EXERCISE DESCRIPTION:
In the data below, find every line with the string "matplotlib" and pull it out.

INFORMATION SUPPLIED:
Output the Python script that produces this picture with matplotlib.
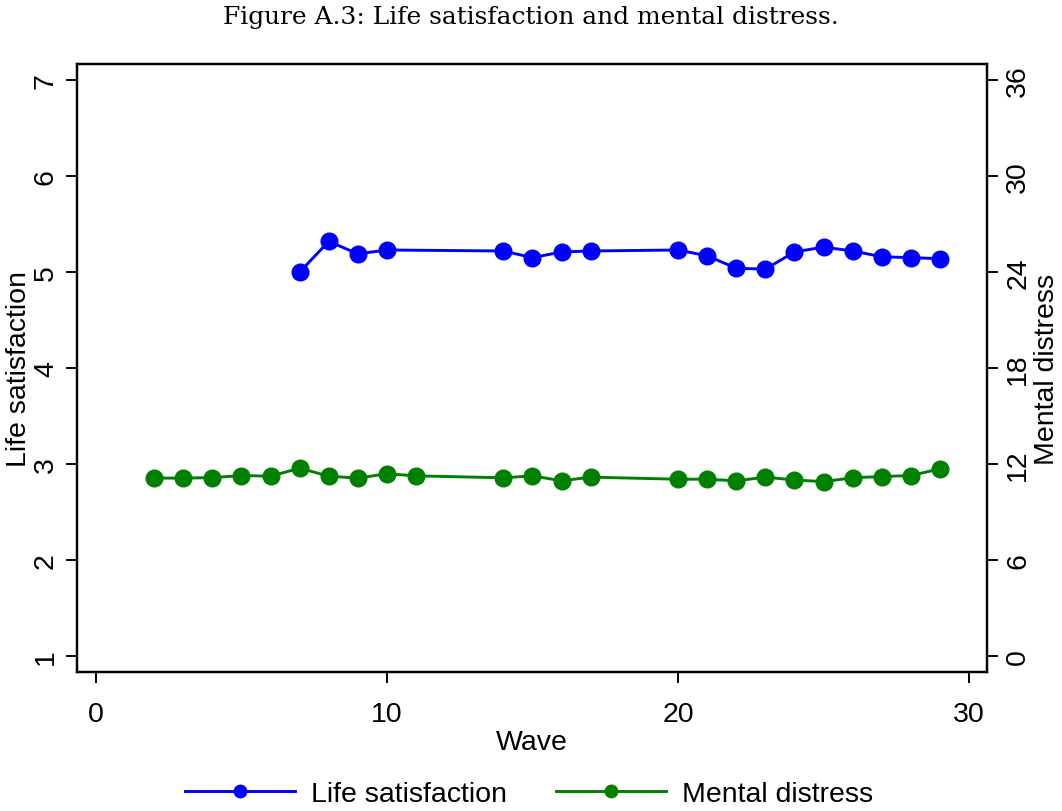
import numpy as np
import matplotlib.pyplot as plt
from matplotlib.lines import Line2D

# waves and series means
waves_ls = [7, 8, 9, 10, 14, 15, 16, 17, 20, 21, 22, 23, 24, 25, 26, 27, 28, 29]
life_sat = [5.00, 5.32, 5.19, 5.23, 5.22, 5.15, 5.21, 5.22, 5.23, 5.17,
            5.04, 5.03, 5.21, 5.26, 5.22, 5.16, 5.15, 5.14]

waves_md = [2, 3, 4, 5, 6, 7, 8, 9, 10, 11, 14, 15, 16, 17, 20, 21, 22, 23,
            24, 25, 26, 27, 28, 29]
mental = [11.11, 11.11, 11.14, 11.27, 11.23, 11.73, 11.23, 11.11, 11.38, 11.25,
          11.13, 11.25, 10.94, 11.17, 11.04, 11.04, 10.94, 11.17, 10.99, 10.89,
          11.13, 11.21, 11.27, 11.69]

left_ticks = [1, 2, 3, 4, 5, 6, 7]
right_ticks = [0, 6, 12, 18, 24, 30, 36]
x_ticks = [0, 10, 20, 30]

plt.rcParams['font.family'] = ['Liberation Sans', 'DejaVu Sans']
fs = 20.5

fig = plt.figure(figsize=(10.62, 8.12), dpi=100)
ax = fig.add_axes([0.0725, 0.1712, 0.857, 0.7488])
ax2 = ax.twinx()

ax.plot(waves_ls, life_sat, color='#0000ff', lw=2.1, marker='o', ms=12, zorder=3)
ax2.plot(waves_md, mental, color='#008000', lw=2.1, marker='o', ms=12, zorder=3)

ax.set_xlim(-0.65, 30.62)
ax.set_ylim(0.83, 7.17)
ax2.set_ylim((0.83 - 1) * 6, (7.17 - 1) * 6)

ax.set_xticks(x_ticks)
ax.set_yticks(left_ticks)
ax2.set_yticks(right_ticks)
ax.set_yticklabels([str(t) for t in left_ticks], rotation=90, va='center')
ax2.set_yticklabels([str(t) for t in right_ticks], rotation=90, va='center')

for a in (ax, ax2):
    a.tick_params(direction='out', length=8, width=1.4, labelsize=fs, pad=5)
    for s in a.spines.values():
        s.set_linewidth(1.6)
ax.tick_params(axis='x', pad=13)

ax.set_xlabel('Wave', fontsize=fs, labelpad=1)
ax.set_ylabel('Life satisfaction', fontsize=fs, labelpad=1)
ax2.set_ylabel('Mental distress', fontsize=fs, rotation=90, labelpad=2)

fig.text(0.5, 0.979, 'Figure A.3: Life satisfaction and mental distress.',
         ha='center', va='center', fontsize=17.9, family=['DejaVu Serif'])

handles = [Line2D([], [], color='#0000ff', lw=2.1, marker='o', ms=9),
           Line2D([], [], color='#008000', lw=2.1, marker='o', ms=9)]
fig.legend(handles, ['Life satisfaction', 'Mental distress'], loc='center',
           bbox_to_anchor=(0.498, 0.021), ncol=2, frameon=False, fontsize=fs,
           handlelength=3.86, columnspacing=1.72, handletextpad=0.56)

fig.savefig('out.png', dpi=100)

WRITTEN ANSWER:
Output the Python script that produces this picture with matplotlib.
import matplotlib.pyplot as plt
from matplotlib.lines import Line2D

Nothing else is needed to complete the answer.